Byrd v. State

McMurray, Presiding Judge.

Defendant Jerry Byrd was convicted of violating the Georgia Controlled Substances Act by selling cocaine. Following sentencing, defendant appealed. Held:

1. The evidence was sufficient to enable a rational trier of fact to find beyond a reasonable doubt that defendant sold cocaine to an undercover agent in Walton County, Georgia, on the date in question in violation of the Georgia Controlled Substances Act. See Jackson v. Virginia, 443 U. S. 307 (99 SC 2781, 61 LE2d 560); Humphrey v. State, 174 Ga. App. 165 (1) (329 SE2d 306).

2. During cross-examination of the defendant, the district attorney asked the defendant if he had anything to do with drugs or if he ever sold drugs. The defendant responded that he does not have anything to do with drugs and that he never sold drugs.
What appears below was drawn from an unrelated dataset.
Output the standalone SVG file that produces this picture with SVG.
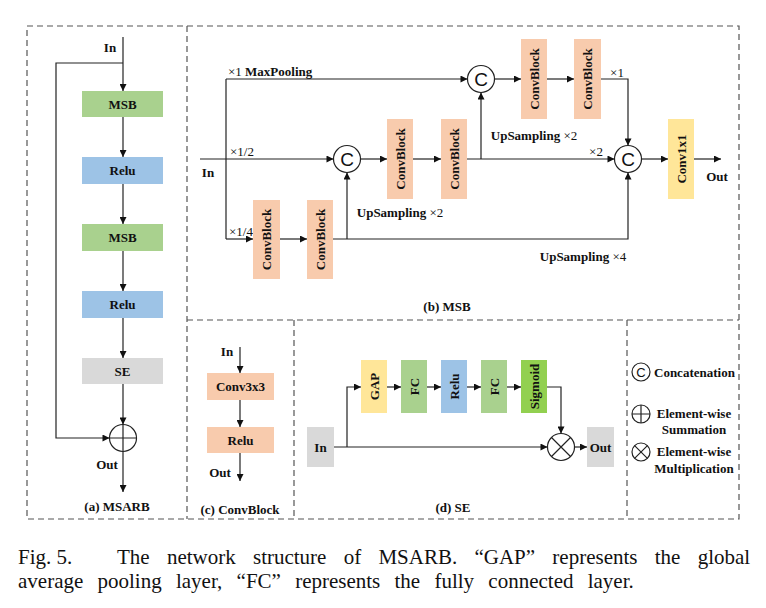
<svg xmlns="http://www.w3.org/2000/svg" width="766" height="608" viewBox="0 0 766 608">
<defs>
<marker id="ah" viewBox="0 0 10 10" refX="10" refY="5" markerWidth="9" markerHeight="7" markerUnits="userSpaceOnUse" orient="auto">
<path d="M0,0 L10,5 L0,10 z" fill="#111"/>
</marker>
</defs>
<style>
.frame{fill:none;stroke:#555;stroke-width:1.2;stroke-dasharray:6,4}
.ln{fill:none;stroke:#222;stroke-width:1.2}
.ar{fill:none;stroke:#222;stroke-width:1.2;marker-end:url(#ah)}
.t{font-family:"Liberation Serif","Times New Roman",serif;font-size:13px;font-weight:bold;fill:#111}
.r{font-weight:normal}
.m{text-anchor:middle}
.cir{fill:#fff;stroke:#222;stroke-width:1.2}
.ct{font-family:"Liberation Sans",Arial,sans-serif;font-size:19px;fill:#111;text-anchor:middle}
.green{fill:#a9d18e}
.blue{fill:#9dc3e6}
.gray{fill:#d9d9d9}
.peach{fill:#f8cbad}
.yellow{fill:#ffe699}
.lime{fill:#92d050}
.cap{font-family:"Liberation Serif","Times New Roman",serif;font-size:21px;fill:#111}
</style>
<rect width="766" height="608" fill="#fff"/>

<g id="frames">
<rect class="frame" x="27" y="26" width="712" height="493"/>
<line class="frame" x1="187" y1="26" x2="187" y2="519"/>
<line class="frame" x1="187" y1="320" x2="739" y2="320"/>
<line class="frame" x1="294" y1="320" x2="294" y2="519"/>
<line class="frame" x1="627" y1="320" x2="627" y2="519"/>
</g>

<g id="connectors">
<!-- (a) -->
<path class="ar" d="M123,37 V91"/>
<path class="ar" d="M123,63 H56 V438 H109.5"/>
<path class="ar" d="M123,117 V157"/>
<path class="ar" d="M123,184 V224"/>
<path class="ar" d="M123,251 V291"/>
<path class="ar" d="M123,318 V358"/>
<path class="ar" d="M123,384 V424.5"/>
<path class="ar" d="M123,451.5 V492"/>
<!-- (b) -->
<path class="ar" d="M200,159 H333.5"/>
<path class="ln" d="M226,79 V239"/>
<path class="ar" d="M226,79 H467.5"/>
<path class="ar" d="M226,239 H253"/>
<path class="ar" d="M280,239 H307"/>
<path class="ar" d="M333,239 H628 V172.5"/>
<path class="ar" d="M347,239 V172.5"/>
<path class="ar" d="M360.5,159 H387"/>
<path class="ar" d="M413,159 H441"/>
<path class="ar" d="M467,159 H614.5"/>
<path class="ar" d="M481,159 V92.5"/>
<path class="ar" d="M494.5,79 H521"/>
<path class="ar" d="M547,79 H574"/>
<path class="ar" d="M601,79 H628 V145.5"/>
<path class="ar" d="M641.5,159 H668"/>
<path class="ar" d="M694,159 H721"/>
<!-- (c) -->
<path class="ar" d="M240,347 V373"/>
<path class="ar" d="M240,400 V427"/>
<path class="ar" d="M240,453 V481"/>
<!-- (d) -->
<path class="ar" d="M334,447 H547.5"/>
<path class="ar" d="M347,447 V387 H361"/>
<path class="ar" d="M387,387 H401"/>
<path class="ar" d="M427,387 H441"/>
<path class="ar" d="M467,387 H481"/>
<path class="ar" d="M507,387 H521"/>
<path class="ar" d="M547,387 H561 V433.5"/>
<path class="ar" d="M574.5,447 H587"/>
</g>

<g id="panel-a">
<text class="t m" x="110" y="52">In</text>
<g id="a-msb1"><rect class="green" x="82" y="91" width="81" height="26"/><text class="t m" x="122.5" y="108.5">MSB</text></g>
<g id="a-relu1"><rect class="blue" x="82" y="157" width="81" height="27"/><text class="t m" x="122.5" y="175">Relu</text></g>
<g id="a-msb2"><rect class="green" x="82" y="224" width="81" height="27"/><text class="t m" x="122.5" y="242">MSB</text></g>
<g id="a-relu2"><rect class="blue" x="82" y="291" width="81" height="27"/><text class="t m" x="122.5" y="309">Relu</text></g>
<g id="a-se"><rect class="gray" x="82" y="358" width="81" height="26"/><text class="t m" x="122.5" y="375.5">SE</text></g>
<g id="a-sum"><circle class="cir" cx="123" cy="438" r="13.5"/><path class="ln" d="M109.5,438 H136.5 M123,424.5 V451.5"/></g>
<text class="t m" x="107" y="469">Out</text>
<text class="t m" x="117" y="511">(a) MSARB</text>
</g>

<g id="panel-b">
<text class="t m" x="208" y="177">In</text>
<text class="t" x="228" y="76"><tspan class="r">×1</tspan> MaxPooling</text>
<text class="t r" x="230" y="156">×1/2</text>
<text class="t r" x="229" y="236">×1/4</text>
<text class="t m" x="400" y="217">UpSampling <tspan class="r">×2</tspan></text>
<text class="t m" x="534" y="140">UpSampling <tspan class="r">×2</tspan></text>
<text class="t r m" x="617" y="77">×1</text>
<text class="t r m" x="596" y="156">×2</text>
<text class="t m" x="583" y="261">UpSampling <tspan class="r">×4</tspan></text>
<g id="b-cb3"><rect class="peach" x="253" y="200" width="27" height="79"/><text class="t m" transform="translate(271,239.5) rotate(-90)">ConvBlock</text></g>
<g id="b-cb4"><rect class="peach" x="307" y="200" width="26" height="79"/><text class="t m" transform="translate(324.5,239.5) rotate(-90)">ConvBlock</text></g>
<g id="b-c2"><circle class="cir" cx="347" cy="159" r="13.5"/><text class="ct" x="347" y="166">C</text></g>
<g id="b-cb1"><rect class="peach" x="387" y="119" width="26" height="80"/><text class="t m" transform="translate(404.5,159) rotate(-90)">ConvBlock</text></g>
<g id="b-cb2"><rect class="peach" x="441" y="119" width="26" height="80"/><text class="t m" transform="translate(458.5,159) rotate(-90)">ConvBlock</text></g>
<g id="b-c1"><circle class="cir" cx="481" cy="79" r="13.5"/><text class="ct" x="481" y="86">C</text></g>
<g id="b-cb5"><rect class="peach" x="521" y="39" width="26" height="80"/><text class="t m" transform="translate(538.5,79) rotate(-90)">ConvBlock</text></g>
<g id="b-cb6"><rect class="peach" x="574" y="39" width="27" height="80"/><text class="t m" transform="translate(592,79) rotate(-90)">ConvBlock</text></g>
<g id="b-c3"><circle class="cir" cx="628" cy="159" r="13.5"/><text class="ct" x="628" y="166">C</text></g>
<g id="b-conv1x1"><rect class="yellow" x="668" y="119" width="26" height="80"/><text class="t m" transform="translate(685.5,159) rotate(-90)">Conv1x1</text></g>
<text class="t m" x="717" y="181">Out</text>
<text class="t m" x="447" y="311">(b) MSB</text>
</g>

<g id="panel-c">
<text class="t m" x="227" y="356">In</text>
<g id="c-conv"><rect class="peach" x="207" y="373" width="67" height="27"/><text class="t m" x="240.5" y="391">Conv3x3</text></g>
<g id="c-relu"><rect class="peach" x="207" y="427" width="67" height="26"/><text class="t m" x="240.5" y="444.5">Relu</text></g>
<text class="t m" x="220" y="477">Out</text>
<text class="t m" x="240" y="514">(c) ConvBlock</text>
</g>

<g id="panel-d">
<g id="d-in"><rect class="gray" x="307" y="427" width="27" height="40"/><text class="t m" x="320.5" y="451.5">In</text></g>
<g id="d-gap"><rect class="yellow" x="361" y="360" width="26" height="53"/><text class="t m" transform="translate(378.5,386.5) rotate(-90)">GAP</text></g>
<g id="d-fc1"><rect class="green" x="401" y="360" width="26" height="53"/><text class="t m" transform="translate(418.5,386.5) rotate(-90)">FC</text></g>
<g id="d-relu"><rect class="blue" x="441" y="360" width="26" height="53"/><text class="t m" transform="translate(458.5,386.5) rotate(-90)">Relu</text></g>
<g id="d-fc2"><rect class="green" x="481" y="360" width="26" height="53"/><text class="t m" transform="translate(498.5,386.5) rotate(-90)">FC</text></g>
<g id="d-sig"><rect class="lime" x="521" y="360" width="26" height="53"/><text class="t m" transform="translate(538.5,386.5) rotate(-90)">Sigmoid</text></g>
<g id="d-mul"><circle class="cir" cx="561" cy="447" r="13.5"/><path class="ln" d="M551.5,437.5 L570.5,456.5 M570.5,437.5 L551.5,456.5"/></g>
<g id="d-out"><rect class="gray" x="587" y="427" width="27" height="40"/><text class="t m" x="600.5" y="451.5">Out</text></g>
<text class="t m" x="453" y="512">(d) SE</text>
</g>

<g id="legend">
<circle class="cir" cx="641" cy="372" r="9"/><text x="641" y="377" style="font-family:'Liberation Sans',Arial,sans-serif;font-size:13px;text-anchor:middle;fill:#111">C</text>
<text class="t" x="654" y="377">Concatenation</text>
<circle class="cir" cx="641" cy="414" r="9"/><path class="ln" d="M632,414 H650 M641,405 V423"/>
<text class="t m" x="694" y="418">Element-wise</text>
<text class="t m" x="694" y="434">Summation</text>
<circle class="cir" cx="641" cy="452" r="9"/><path class="ln" d="M634.6,445.6 L647.4,458.4 M647.4,445.6 L634.6,458.4"/>
<text class="t m" x="694" y="456">Element-wise</text>
<text class="t m" x="694" y="473">Multiplication</text>
</g>

<g id="caption">
<text class="cap" x="18" y="564">Fig. 5.</text>
<text class="cap" x="117" y="564" style="word-spacing:12px">The network structure of MSARB. “GAP” represents the global</text>
<text class="cap" x="18" y="588" style="word-spacing:9px">average pooling layer, “FC” represents the fully connected layer.</text>
</g>
</svg>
No objection was made by the defendant’s counsel to this line of questioning.

Thereafter, the district attorney called Larry Vaughn as a rebuttal witness. Vaughn testified that he (Vaughn) had had a “problem” with cocaine and that he “did get some [cocaine] from Jerry.” The defendant’s counsel thereupon moved for a mistrial on the ground that the State had improperly introduced evidence of another crime. The trial court denied the defendant’s motion, ruling: “The testimony of this witness is clearly admissible, if for no other reason [than] to impeach the testimony of the defendant who, under oath testified he had nothing to do with drugs and did not sell drugs.”

Although a criminal defendant is not subject to impeachment by proof of general bad character or prior convictions until he puts his general good character in evidence, he can be impeached in the same way as any other witness. Thus, a criminal defendant can be impeached by disproving the facts testified to by him. Mitchell v. State, *296158 Ga. App. 628, 629 (2) (281 SE2d 260); Favors v. State, 145 Ga. App. 864, 865 (244 SE2d 902); Childers v. State, 131 Ga. App. 74, 75 (2) (205 SE2d 56). However, the introduction of such evidence must be accompanied by express instructions to the jury that the evidence is admitted for the purpose of impeachment only. Campbell v. State, 231 Ga. 69, 78 (200 SE2d 690); Childers v. State, 131 Ga. App. 74, 75 (2), supra; Colbert v. State, 124 Ga. App. 283, 285 (2) (183 SE2d 476). The burden is on the court to so instruct the jury. Scott v. State, 243 Ga. 233 (1) (253 SE2d 698); Jones v. State, 243 Ga. 820, 826 (256 SE2d 907). In the absence of such express instructions, whether or not a request for such instructions was made, and whether or not exceptions are made to the charge as given, the admission of such impeaching evidence could constitute reversible error. Scott v. State, supra; Jones v. State, supra. See Colbert v. State, supra. In the case sub judice, we cannot say the defendant was not harmed because the trial court failed to instruct the jury concerning the admission of the impeaching testimony. The impeaching testimony constituted evidence of defendant’s character which was not otherwise admissible. Stanley v. State, 250 Ga. 3 (295 SE2d 315); Anderson v. State, 252 Ga. 103 (312 SE2d 113).

Decided September 12, 1985 Rehearing denied October 2, 1985 Sampson Oliver, Jr., for appellant. John M. Ott, District Attorney, for appellee.

Judgment reversed.

Banke, C. J., and Benham, J., concur.